Work to be completed: Search the material for "this" and show all lines that contain it.

Task input:
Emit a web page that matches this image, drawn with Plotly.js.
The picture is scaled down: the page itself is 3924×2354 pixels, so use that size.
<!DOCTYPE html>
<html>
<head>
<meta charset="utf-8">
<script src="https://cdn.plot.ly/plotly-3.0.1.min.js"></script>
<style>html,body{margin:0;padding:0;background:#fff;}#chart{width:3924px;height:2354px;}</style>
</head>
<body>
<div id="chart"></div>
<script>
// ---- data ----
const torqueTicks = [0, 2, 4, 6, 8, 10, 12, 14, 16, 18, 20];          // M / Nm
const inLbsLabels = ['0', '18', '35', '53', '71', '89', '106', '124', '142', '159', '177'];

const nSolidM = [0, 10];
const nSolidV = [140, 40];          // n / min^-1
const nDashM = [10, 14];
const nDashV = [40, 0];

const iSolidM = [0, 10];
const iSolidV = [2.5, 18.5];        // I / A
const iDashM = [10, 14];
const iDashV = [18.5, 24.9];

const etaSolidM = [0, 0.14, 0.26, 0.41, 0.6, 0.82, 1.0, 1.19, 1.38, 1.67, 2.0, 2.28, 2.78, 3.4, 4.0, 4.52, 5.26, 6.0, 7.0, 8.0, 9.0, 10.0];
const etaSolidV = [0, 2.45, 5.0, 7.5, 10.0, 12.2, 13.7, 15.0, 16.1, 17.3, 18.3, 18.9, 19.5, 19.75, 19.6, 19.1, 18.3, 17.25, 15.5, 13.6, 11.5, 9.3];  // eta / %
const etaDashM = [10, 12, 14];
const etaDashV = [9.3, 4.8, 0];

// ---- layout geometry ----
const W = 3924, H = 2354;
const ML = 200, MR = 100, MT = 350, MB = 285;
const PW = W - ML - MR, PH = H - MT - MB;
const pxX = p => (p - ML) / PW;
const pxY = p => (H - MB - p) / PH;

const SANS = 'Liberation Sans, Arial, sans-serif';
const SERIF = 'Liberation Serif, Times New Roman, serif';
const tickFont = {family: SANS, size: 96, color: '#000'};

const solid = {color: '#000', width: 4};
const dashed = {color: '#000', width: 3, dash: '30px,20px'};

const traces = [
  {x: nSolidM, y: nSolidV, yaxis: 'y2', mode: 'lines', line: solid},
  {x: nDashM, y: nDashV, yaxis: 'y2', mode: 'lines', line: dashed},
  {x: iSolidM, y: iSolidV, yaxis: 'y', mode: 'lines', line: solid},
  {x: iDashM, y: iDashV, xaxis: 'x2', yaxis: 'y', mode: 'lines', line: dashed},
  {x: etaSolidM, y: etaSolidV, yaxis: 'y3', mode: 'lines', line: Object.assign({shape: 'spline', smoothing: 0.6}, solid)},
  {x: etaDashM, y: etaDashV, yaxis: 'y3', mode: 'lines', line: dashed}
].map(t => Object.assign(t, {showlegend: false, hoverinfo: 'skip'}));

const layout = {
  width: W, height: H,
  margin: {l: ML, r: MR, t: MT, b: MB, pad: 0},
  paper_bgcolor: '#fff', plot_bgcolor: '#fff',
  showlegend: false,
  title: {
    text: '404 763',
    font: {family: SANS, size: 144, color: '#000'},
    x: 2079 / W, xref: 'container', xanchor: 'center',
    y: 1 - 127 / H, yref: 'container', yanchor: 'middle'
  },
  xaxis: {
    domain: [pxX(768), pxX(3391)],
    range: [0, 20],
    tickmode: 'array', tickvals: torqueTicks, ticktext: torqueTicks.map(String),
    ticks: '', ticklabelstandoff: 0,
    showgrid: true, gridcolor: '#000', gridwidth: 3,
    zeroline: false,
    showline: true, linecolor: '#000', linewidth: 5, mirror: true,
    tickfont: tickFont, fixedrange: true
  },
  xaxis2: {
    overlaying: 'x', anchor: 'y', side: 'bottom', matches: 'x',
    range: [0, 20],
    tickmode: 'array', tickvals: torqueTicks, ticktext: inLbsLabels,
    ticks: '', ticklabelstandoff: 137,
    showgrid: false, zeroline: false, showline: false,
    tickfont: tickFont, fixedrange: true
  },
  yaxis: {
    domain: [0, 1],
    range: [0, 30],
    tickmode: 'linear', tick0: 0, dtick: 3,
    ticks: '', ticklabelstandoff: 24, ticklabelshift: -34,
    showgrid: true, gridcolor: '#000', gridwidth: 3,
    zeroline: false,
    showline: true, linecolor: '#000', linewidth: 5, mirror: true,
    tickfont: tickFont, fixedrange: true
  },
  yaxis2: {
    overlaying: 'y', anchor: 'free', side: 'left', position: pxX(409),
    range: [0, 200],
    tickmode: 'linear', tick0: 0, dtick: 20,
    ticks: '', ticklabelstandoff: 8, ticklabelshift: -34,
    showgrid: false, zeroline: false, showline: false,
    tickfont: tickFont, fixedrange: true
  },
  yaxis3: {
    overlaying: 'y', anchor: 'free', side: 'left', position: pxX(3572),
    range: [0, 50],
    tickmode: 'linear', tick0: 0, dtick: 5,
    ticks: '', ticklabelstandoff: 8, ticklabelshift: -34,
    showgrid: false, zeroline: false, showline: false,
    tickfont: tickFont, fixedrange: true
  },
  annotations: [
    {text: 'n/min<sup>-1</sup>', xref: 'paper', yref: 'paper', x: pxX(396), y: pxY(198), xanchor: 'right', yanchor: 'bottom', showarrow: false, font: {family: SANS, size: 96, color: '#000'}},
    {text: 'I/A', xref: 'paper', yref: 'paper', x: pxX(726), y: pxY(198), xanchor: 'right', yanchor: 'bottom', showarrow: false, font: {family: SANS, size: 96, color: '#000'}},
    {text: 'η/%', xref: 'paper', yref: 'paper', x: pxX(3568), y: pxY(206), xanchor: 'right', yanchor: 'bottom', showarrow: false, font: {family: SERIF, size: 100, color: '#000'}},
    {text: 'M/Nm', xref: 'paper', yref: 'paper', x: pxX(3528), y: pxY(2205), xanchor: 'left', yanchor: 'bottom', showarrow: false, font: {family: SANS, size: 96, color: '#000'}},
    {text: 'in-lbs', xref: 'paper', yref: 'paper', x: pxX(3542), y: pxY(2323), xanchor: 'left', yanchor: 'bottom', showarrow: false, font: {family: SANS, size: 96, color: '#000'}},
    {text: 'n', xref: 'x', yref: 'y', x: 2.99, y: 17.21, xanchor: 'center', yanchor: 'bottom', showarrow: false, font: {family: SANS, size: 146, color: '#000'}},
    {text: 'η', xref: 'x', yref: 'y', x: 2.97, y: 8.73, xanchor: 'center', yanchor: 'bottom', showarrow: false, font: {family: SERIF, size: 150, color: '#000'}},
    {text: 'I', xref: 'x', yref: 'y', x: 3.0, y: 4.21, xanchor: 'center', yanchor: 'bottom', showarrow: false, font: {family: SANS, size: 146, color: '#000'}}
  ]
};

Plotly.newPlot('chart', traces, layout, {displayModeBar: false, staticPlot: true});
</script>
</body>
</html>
* * *
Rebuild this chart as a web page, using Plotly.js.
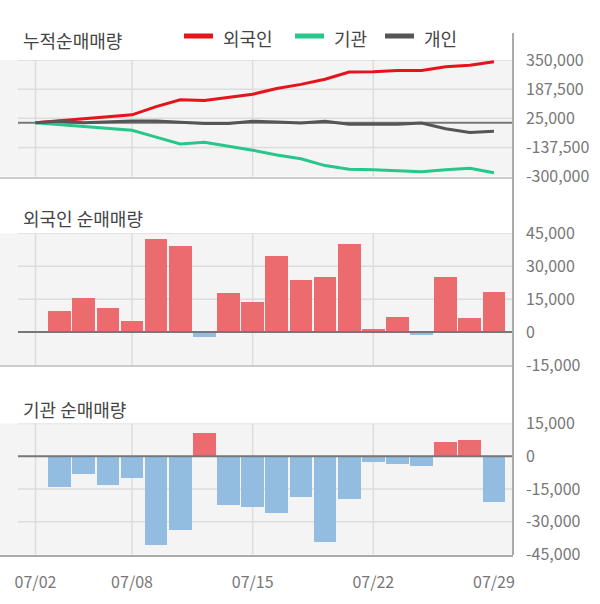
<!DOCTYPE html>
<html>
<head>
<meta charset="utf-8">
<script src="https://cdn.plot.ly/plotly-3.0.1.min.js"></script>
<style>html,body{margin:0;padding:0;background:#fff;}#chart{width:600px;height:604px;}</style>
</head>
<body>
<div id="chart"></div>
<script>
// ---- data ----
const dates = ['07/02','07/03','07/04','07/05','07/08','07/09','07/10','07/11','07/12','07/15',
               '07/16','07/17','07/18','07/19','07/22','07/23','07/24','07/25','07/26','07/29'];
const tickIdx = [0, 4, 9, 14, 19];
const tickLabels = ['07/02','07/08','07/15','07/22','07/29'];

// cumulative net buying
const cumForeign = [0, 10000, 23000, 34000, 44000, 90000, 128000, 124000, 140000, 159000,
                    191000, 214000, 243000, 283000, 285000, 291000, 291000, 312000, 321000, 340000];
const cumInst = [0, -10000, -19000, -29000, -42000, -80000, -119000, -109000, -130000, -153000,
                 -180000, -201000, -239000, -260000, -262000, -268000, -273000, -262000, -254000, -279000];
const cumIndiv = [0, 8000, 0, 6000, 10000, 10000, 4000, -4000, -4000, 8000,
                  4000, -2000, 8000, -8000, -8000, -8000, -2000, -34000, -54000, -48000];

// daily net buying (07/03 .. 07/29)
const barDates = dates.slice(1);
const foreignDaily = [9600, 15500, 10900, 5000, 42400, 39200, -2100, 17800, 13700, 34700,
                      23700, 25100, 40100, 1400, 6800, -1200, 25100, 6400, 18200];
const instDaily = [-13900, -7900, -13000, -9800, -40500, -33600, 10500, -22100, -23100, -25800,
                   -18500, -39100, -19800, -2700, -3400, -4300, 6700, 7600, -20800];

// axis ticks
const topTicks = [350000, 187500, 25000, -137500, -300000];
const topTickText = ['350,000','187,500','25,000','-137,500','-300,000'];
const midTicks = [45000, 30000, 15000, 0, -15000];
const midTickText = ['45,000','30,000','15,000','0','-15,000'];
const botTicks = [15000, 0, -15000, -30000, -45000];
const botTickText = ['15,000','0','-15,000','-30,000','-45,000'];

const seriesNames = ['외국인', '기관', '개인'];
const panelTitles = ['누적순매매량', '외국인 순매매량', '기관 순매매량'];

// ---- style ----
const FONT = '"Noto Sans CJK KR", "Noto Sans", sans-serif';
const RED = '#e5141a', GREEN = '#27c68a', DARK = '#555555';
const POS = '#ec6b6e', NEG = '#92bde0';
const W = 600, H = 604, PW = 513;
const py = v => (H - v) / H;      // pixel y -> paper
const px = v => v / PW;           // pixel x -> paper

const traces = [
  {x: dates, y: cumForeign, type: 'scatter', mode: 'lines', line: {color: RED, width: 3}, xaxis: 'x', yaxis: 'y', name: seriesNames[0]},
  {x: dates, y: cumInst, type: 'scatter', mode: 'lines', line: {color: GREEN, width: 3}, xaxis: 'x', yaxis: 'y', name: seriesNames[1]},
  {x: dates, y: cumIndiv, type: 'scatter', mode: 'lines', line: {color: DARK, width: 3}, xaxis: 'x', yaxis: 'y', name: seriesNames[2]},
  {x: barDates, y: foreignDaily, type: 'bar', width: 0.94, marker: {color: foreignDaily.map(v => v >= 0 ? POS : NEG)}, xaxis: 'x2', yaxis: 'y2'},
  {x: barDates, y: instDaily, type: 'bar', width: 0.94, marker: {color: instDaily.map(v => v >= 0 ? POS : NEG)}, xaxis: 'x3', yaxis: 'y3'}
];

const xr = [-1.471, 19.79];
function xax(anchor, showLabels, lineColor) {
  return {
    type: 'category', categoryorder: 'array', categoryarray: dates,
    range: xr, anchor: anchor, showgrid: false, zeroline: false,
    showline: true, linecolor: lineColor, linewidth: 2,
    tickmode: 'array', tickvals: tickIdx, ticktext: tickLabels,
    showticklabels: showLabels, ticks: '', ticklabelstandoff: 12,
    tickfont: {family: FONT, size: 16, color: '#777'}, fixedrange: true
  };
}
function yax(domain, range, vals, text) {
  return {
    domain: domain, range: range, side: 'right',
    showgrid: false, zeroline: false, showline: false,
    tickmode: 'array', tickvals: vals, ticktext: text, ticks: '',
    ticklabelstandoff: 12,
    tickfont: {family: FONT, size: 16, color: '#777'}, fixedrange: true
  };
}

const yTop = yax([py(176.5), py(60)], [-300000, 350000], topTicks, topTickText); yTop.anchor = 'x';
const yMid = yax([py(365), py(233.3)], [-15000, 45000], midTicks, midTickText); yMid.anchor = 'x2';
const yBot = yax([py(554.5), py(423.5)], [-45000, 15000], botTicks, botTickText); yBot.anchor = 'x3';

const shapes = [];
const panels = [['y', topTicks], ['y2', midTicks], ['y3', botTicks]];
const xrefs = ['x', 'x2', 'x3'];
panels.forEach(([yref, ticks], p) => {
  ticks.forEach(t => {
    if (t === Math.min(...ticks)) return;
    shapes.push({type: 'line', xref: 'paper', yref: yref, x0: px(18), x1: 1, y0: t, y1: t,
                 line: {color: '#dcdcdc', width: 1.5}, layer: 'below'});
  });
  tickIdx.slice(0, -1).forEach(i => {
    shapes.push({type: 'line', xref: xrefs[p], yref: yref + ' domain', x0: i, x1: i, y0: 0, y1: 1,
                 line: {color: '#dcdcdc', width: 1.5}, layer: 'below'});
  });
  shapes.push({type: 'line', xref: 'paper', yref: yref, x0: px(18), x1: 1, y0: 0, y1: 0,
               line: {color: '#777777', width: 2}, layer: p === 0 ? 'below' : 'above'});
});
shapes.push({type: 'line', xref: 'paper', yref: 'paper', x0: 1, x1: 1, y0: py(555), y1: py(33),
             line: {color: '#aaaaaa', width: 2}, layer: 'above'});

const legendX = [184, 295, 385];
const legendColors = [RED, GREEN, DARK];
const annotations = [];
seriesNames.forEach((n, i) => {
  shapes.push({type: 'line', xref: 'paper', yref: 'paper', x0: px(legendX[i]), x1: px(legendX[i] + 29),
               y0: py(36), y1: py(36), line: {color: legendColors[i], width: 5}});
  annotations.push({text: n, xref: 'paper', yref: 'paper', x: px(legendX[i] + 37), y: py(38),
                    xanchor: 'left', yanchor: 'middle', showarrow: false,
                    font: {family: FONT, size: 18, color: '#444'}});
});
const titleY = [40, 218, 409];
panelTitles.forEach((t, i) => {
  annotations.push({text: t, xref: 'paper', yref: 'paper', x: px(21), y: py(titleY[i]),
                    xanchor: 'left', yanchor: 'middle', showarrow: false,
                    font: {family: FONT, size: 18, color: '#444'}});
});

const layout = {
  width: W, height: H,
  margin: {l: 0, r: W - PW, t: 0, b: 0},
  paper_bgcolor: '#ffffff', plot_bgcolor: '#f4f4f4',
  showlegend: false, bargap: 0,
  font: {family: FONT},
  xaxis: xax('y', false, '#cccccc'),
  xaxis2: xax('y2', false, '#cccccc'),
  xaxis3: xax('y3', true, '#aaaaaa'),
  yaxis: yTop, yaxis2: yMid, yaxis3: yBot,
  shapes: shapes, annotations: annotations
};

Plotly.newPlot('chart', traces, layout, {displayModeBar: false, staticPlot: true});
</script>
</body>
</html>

Full output:
Emit a web page that matches this image, drawn with Plotly.js.
Rebuild this chart as a web page, using Plotly.js.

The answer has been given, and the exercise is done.